The best of British comics

With the odd exception, British comic collecting is a very local pastime. And for that reason, even the early issues of classic British comics from the 1930s to the 1970s occupy very different price levels to the American comics that dominate the market.

May 20 TSR Comic Beezer

This lot comprising all but issue number 1 of the first 50 copies of The Beezer has an estimate of £400-500. It features popular characters such as Ginger, Pop, Dick & Harry, Calamity Jane, Mick on the Moon and the Banana Bunch.

The Beezer, introduced in 1956 as a companion comic to Topper, was printed in a large tabloid size that made it difficult to store without folding. Fresh flat copies such as this command a premium with collectors.

The record for an American comic is $3.6m for a near mint copy of Amazing Fantasy number 15 in which Spiderman makes his first appearance. The record for a British comic is £18,500 for a copy of the December 1937 first issue of The Dandy that still retained the promotional free gift, an ‘Express Whistler’.
However, there is no doubt that, driven by a nostalgia for the days when The Eagle or The Beano would be read in the millions, interest is growing both in the comics themselves and the artists who produced them. A good selection of British issues and British comic artwork is included in Comic Book Auctions’ online sale held via that closes on May 29.

May 20 TSR Comic Heros

Frank Bellamy is best known for illustrating Dan Dare and Fraser of Africa in The Eagle comic and Thunderbirds for TV Century 21. The double-page artwork pictured here is for the strip Heros The Spartan drawn and painted for The Eagle in November 1962.

'Caeser has sent Heros and a hundred men to conquer the mysterious Island of Darkness but the cohort is ambushed by animal-like warriors. The survivors fight to reach a stockade, built by previous ill-fated legions but, that night, an awesome figure taunts Heros and his men once more to battle...' Estimate £4500-5000.

May 20 TSR Comic Judy

DC Thomson had published its first girls' magazine, Bunty, in 1958 with Judy following in 1960. Aimed at young teens it offered a mix of romance, school, and girl-next-door stories, plus some fashion and teen idol fare. In their heyday, between them, Bunty and Judy achieved a circulation of over one million.

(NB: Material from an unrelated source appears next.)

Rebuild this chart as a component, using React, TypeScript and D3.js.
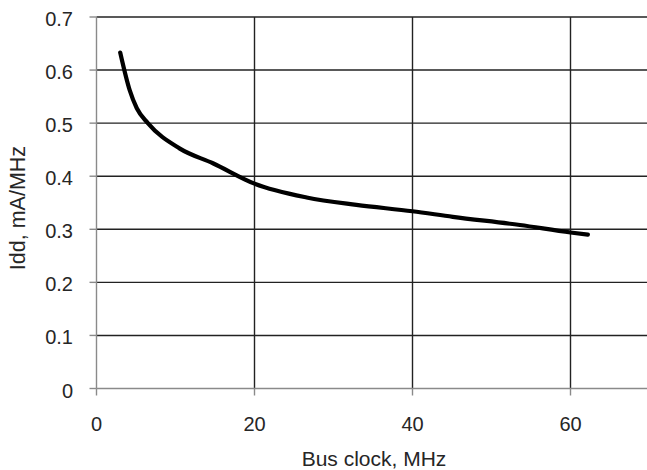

This lot comprises 28 early issues of Judy including the first five and the complete set of ‘12 Young ballerinas of 1960' photos that were given out with issues 2 to 5.

The collecting of comics for girls is relatively new – something reflected in the modest estimate of £70-100.

May 20 TSR Comic Magic

The Magic was one of the so-called New Big Five comics issued by Scottish publishing company DC Thomson in the immediate pre-war years. The Dandy and The Beano would survive the paper rationing of the Second World War but The Magic only ran from July 1939 to January 1941. In its 80th and final issue its editor Bill Powrie promised it would return; however, he was killed in action in 1942.

While it ran, the pages of The Magic pages proved a splendid propaganda tool. Comic strips would encourage readers to help adults with the war effort and feature protagonists outsmarting the Axis leaders. It is rumoured that the Nazi high command were far from amused and even considered sending the Luftwaffe to bomb the factory.

These two rare war issues feature Pete of the Spitfires foiling a band of Nazi parachute troops and fishing for a U-boat. Estimate £120-160.

May 20 TSR Comic Oor Willie

The Scottish comic strip Oor Wullie has been published by DC Thomson for almost 90 years. Created by Thomson editor RD Low and drawn by the prolific cartoonist Dudley Watkins, the strip first appeared on March 8, 1936. Watkins continued to draw Oor Wullie until his death in 1969. This original Indian ink on card artwork was drawn by for the Halloween edition of Sunday Post Fun in 1965. Estimate £550-650.

May 20 TSR Comic Wizard

The Wizard, that had been a weekly British story paper since the 1920s, was by DC Thomson as a comic book in February 1970 and ran for eight years. This complete run of the first year includes all of the free gifts including the Sure-Shot Shooter issued with number 1 and the Great Football Stars of 1970 from issues 2 and 3.

The survival of any of these early gifts adds massively to the appeal and the value. Estimate £150-200.